BWARGGRARGARGRGA – basically what they yelled out

Eoghan is having a really hard time getting his head around the fact identical twins exist in this world.

people can be borned together wot

~Da Boys~ sit down with everyone for a chat, everyone being mainly the girls because the men in this villa can’t handle new dudes and go sit in a weird huddle bitching about the twins.

Matt in particular is flexing hard to emphasise his Big Pissing Dog position he has entirely made up for himself, and as per their toxic relationship, Vanessa is getting turned on by his insane jealousy over her speaking to someone else with a dick.

omggg love how my boyfriend can’t handle me talking to men in a group setting

Cassie is completely over the moon about the twins, seemingly not caring which one wants to bone her. She’s done a full 180 away from Phoebe it seems.

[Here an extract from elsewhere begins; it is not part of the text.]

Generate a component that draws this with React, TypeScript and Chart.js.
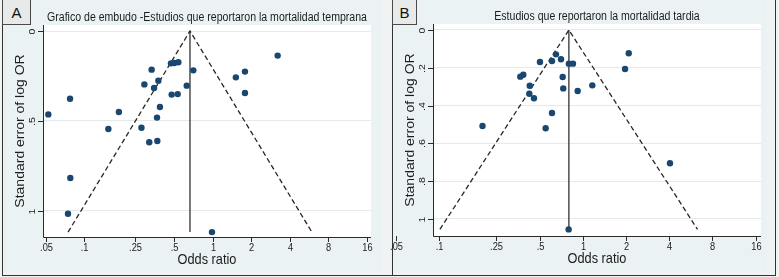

Who is Phoebe, I don’t know her

Phoebe is two seconds away from losing it, and Jessie’s terrible advice of playing mind games with Cassie doesn’t seem to help the matter.

if you tell me to learn French mate, I swear to god

She says she’s not one to get into competition over someone, and honestly this woman might steal the Queen title off Cynthia at this stage. YES, GIRL. Love yourself.

Then Luke or Josh, IDK because I haven’t bothered to learn yet, tells Gerard he’s keen on Anna. Gerard gives the best stink-eye of the series so far in response.

i will shit inside your pillowcast, c*nt

Then it’s time for what we all knew was coming – a Phoebe/Cass showdown over Cassie’s flirt-fest with the twins. Phoebe approaches it really cautiously, saying she feels a bit manipulated and used because it looks like Cassie just chose to couple with her to stay in the villa. Cassie is like:

I cannot believe you are mad at me for ignoring you all day and mentally dumping you

Cassie starts crying, not because she’s hurt Phoebe’s feelings but because she “doesn’t want people to think she’s not genuine”. It’s painfully clear Cassie is more concerned that us viewers will think she’s a two-faced fake than she is about Phoebe’s feelings. Guess the fuck what Cassie, we see you!

“Phoebe there’s cameras can you not call me manipulative rn”

LOOK – Cassie may well have been serious about Phoebe and then met the twins and changed her mind. That’s fine, but I’m as suss as Phoebs on this one – VERY convenient that she chose to couple up with a woman, meaning a dude would go home, rather than be left as the only gal in the villa without a man who was pursuing her, y’know? It smells like shit, which means it likely IS shit.

Then the brothers get a text – they each get to choose someone for a date. Looks like they’re both choosing Cassie, so shit is likely to hit the fan a bit more tonight. Thank GOD.